[Stored dataset items]
## BEGIN

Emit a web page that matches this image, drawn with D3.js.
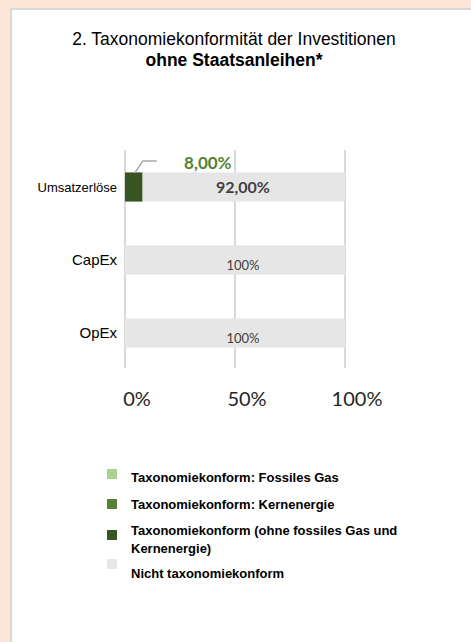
<!DOCTYPE html>
<html>
<head>
<meta charset="utf-8">
<script src="https://cdn.jsdelivr.net/npm/d3@7"></script>
<style>
  body { margin: 0; background: #fce4d6; }
  svg { display: block; }
</style>
</head>
<body>
<div id="chart"></div>
<script>
var width = 471, height = 642;

// data
var categories = ["Umsatzerlöse", "CapEx", "OpEx"];
var fossilGas = [0, 0, 0];
var nuclear = [0, 0, 0];
var aligned = [8, 0, 0];
var notAligned = [92, 100, 100];
var alignedLabels = ["8,00%", "", ""];
var notAlignedLabels = ["92,00%", "100%", "100%"];
var ticks = [0, 50, 100];
var legendNames = ["Taxonomiekonform: Fossiles Gas", "Taxonomiekonform: Kernenergie",
  "Taxonomiekonform (ohne fossiles Gas und|Kernenergie)", "Nicht taxonomiekonform"];
var colors = ["#a9d18e", "#548235", "#375623", "#e7e6e6"];

var svg = d3.select("#chart").append("svg").attr("width", width).attr("height", height);

// panel
svg.append("rect").attr("x", 11).attr("y", 9).attr("width", width).attr("height", height)
  .attr("fill", "#fff").attr("stroke", "#d9d9d9").attr("stroke-width", 2);

// title
var title = svg.append("text").attr("text-anchor", "middle")
  .style("font-family", "Liberation Sans, Arial, sans-serif").style("font-size", "17.5px").attr("fill", "#000");
title.append("tspan").attr("x", 234).attr("y", 45).text("2. Taxonomiekonformität der Investitionen");
title.append("tspan").attr("x", 234).attr("y", 65.5).style("font-weight", "bold").text("ohne Staatsanleihen*");

var x = d3.scaleLinear().domain([0, 100]).range([125, 345]);
var y = d3.scaleBand().domain(categories).range([150, 369]).paddingInner(0.6).paddingOuter(0.3);

// grid
svg.selectAll(".grid").data(ticks).enter().append("line")
  .attr("x1", function(d) { return x(d); }).attr("x2", function(d) { return x(d); })
  .attr("y1", 150).attr("y2", 368)
  .attr("stroke", "#d9d9d9").attr("stroke-width", 2);

var rows = categories.map(function(c, i) {
  return { cat: c, segs: [aligned[i], nuclear[i], fossilGas[i], notAligned[i]] };
});
var segColors = [colors[2], colors[1], colors[0], colors[3]];

var g = svg.selectAll(".row").data(rows).enter().append("g");
g.each(function(r) {
  var acc = 0, sel = d3.select(this);
  r.segs.forEach(function(v, k) {
    if (v > 0) {
      sel.append("rect")
        .attr("x", x(acc)).attr("width", x(acc + v) - x(acc))
        .attr("y", y(r.cat) + 0.5).attr("height", y.bandwidth())
        .attr("fill", segColors[k]);
    }
    acc += v;
  });
});

// labels inside grey segments
categories.forEach(function(c, i) {
  var cx = x(50) + 8;
  var big = i === 0;
  svg.append("text").attr("x", cx).attr("y", y(c) + y.bandwidth() / 2 + (big ? 6 : 10))
    .attr("text-anchor", "middle")
    .style("font-family", "Lato, sans-serif")
    .style("font-size", big ? "16px" : "13px")
    .style("font-weight", big ? "bold" : "normal")
    .attr("fill", "#404040").text(notAlignedLabels[i]);
  if (alignedLabels[i]) {
    var bx = x(aligned[i] / 2), by = y(c);
    svg.append("path")
      .attr("d", "M" + (bx + 1) + "," + (by + 1) + "L" + (bx + 9) + "," + (by - 11) + "L" + (bx + 23) + "," + (by - 11))
      .attr("fill", "none").attr("stroke", "#a6a6a6").attr("stroke-width", 1.5);
    svg.append("text").attr("x", bx + 74).attr("y", by - 3).attr("text-anchor", "middle")
      .style("font-family", "Lato, sans-serif").style("font-size", "17px").style("font-weight", "bold")
      .attr("fill", "#548235").text(alignedLabels[i]);
  }
});

// category labels
svg.selectAll(".cat").data(categories).enter().append("text")
  .attr("x", 117)
  .attr("y", function(d, i) { return y(d) + y.bandwidth() / 2 + 5; })
  .attr("text-anchor", "end")
  .style("font-family", "Liberation Sans, Arial, sans-serif")
  .style("font-size", function(d, i) { return i === 0 ? "13px" : "15px"; })
  .attr("fill", "#000").text(function(d) { return d; });

// x axis tick labels
svg.selectAll(".tick").data(ticks).enter().append("text")
  .attr("x", function(d) { return x(d) + 12; }).attr("y", 406)
  .attr("text-anchor", "middle")
  .style("font-family", "Lato, sans-serif").style("font-size", "20px")
  .attr("fill", "#262626").text(function(d) { return d + "%"; });

// legend
var legendY = [469, 499, 530, 559];
var textY = [482, 509, 535, 578];
legendNames.forEach(function(n, i) {
  svg.append("rect").attr("x", 107).attr("y", legendY[i]).attr("width", 10).attr("height", 10)
    .attr("fill", colors[i]);
  var t = svg.append("text").attr("y", textY[i])
    .style("font-family", "Liberation Sans Narrow, Arial Narrow, sans-serif")
    .style("font-size", "13px").style("font-weight", "bold").attr("fill", "#000");
  n.split("|").forEach(function(line, j) {
    t.append("tspan").attr("x", 131).attr("dy", j ? 18 : 0).text(line);
  });
});
</script>
</body>
</html>
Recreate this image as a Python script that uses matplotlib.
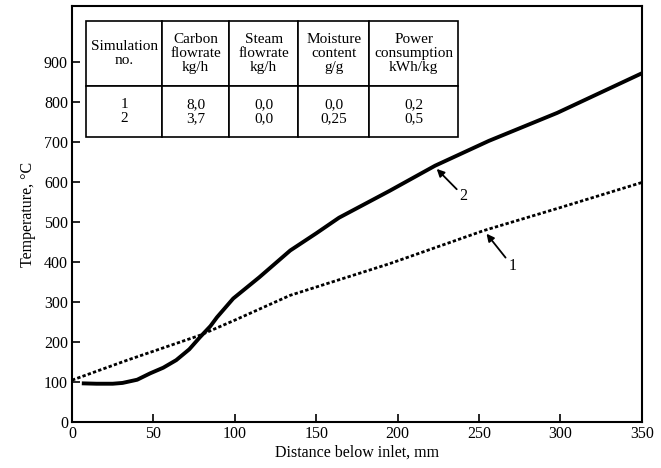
import matplotlib.pyplot as plt
import matplotlib.ticker as ticker

plt.rcParams["font.family"] = "Liberation Serif"
plt.rcParams["font.size"] = 11.5

# curve 2 (solid)
dist_2 = [6, 15, 25, 31, 40, 48, 56, 64, 72, 78.5, 85, 89, 99, 115, 134, 150, 164, 195, 223, 256, 298, 350]
temp_2 = [97, 96, 96, 98, 106, 122, 136, 155, 182, 212, 240, 262, 309, 362, 429, 472, 511, 578, 641, 703, 773, 872]

# curve 1 (dotted)
dist_1 = [0, 34, 78.5, 100, 134, 195, 253, 298, 350]
temp_1 = [105, 155, 217, 255, 317, 396, 479, 534, 599]

# table contents
col_labels = ["Simulation\nno.", "Carbon\nflowrate\nkg/h", "Steam\nflowrate\nkg/h",
              "Moisture\ncontent\ng/g", "Power\nconsumption\nkWh/kg"]
sim_no = ["1", "2"]
carbon = ["8,0", "3,7"]
steam = ["0,0", "0,0"]
moisture = ["0,0", "0,25"]
power = ["0,2", "0,5"]

fig = plt.figure(figsize=(6.61, 4.68), dpi=100)
ax = fig.add_axes([0.109, 0.098, 0.862, 0.889])

ax.plot(dist_2, temp_2, color='black', lw=2.8, solid_capstyle='butt')
ax.plot(dist_1, temp_1, color='black', lw=2.0, ls=(0, (1.2, 0.8)))

ax.annotate("2", xy=(224, 633), xytext=(238, 555),
            arrowprops=dict(arrowstyle='-|>', color='black', lw=1.3, mutation_scale=11,
                            shrinkA=0, shrinkB=0))
ax.annotate("1", xy=(254.6, 471), xytext=(268, 380),
            arrowprops=dict(arrowstyle='-|>', color='black', lw=1.3, mutation_scale=11,
                            shrinkA=0, shrinkB=0))

ax.set_xlim(0, 350)
ax.set_ylim(0, 1040)
ax.xaxis.set_major_locator(ticker.MultipleLocator(50))
ax.set_yticks(range(0, 1000, 100))
ax.tick_params(direction='in', length=6, width=1.2, pad=3, top=False, right=False)
for sp in ax.spines.values():
    sp.set_linewidth(1.5)

ax.set_xlabel("Distance below inlet, mm", labelpad=2)
ax.set_ylabel("Temperature, \u00b0C", labelpad=6)

body = ["\n".join(c) for c in (sim_no, carbon, steam, moisture, power)]
tbl = ax.table(cellText=[body], colLabels=col_labels, cellLoc='center',
               colWidths=[76, 67, 69, 71, 89],
               bbox=[0.0246, 0.685, 0.653, 0.279])
tbl.auto_set_font_size(False)
tbl.set_fontsize(11)
for (r, c), cell in tbl.get_celld().items():
    cell.set_linewidth(1.2)
    cell.set_height(0.56 if r == 0 else 0.44)
    cell.get_text().set_linespacing(1.08)

fig.savefig("out.png", dpi=100)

## END

:: AIM OF THE EXERCISE ::
Above are the records. Copy only the lines from the one with "Recreate this image" through the one with "temp_1 = [105, 155, 217, 255, 317, 396, 479, 534, 599]", exactly, with no pictures.

:: PROBLEM SOLUTION ::
Recreate this image as a Python script that uses matplotlib.
import matplotlib.pyplot as plt
import matplotlib.ticker as ticker

plt.rcParams["font.family"] = "Liberation Serif"
plt.rcParams["font.size"] = 11.5

# curve 2 (solid)
dist_2 = [6, 15, 25, 31, 40, 48, 56, 64, 72, 78.5, 85, 89, 99, 115, 134, 150, 164, 195, 223, 256, 298, 350]
temp_2 = [97, 96, 96, 98, 106, 122, 136, 155, 182, 212, 240, 262, 309, 362, 429, 472, 511, 578, 641, 703, 773, 872]

# curve 1 (dotted)
dist_1 = [0, 34, 78.5, 100, 134, 195, 253, 298, 350]
temp_1 = [105, 155, 217, 255, 317, 396, 479, 534, 599]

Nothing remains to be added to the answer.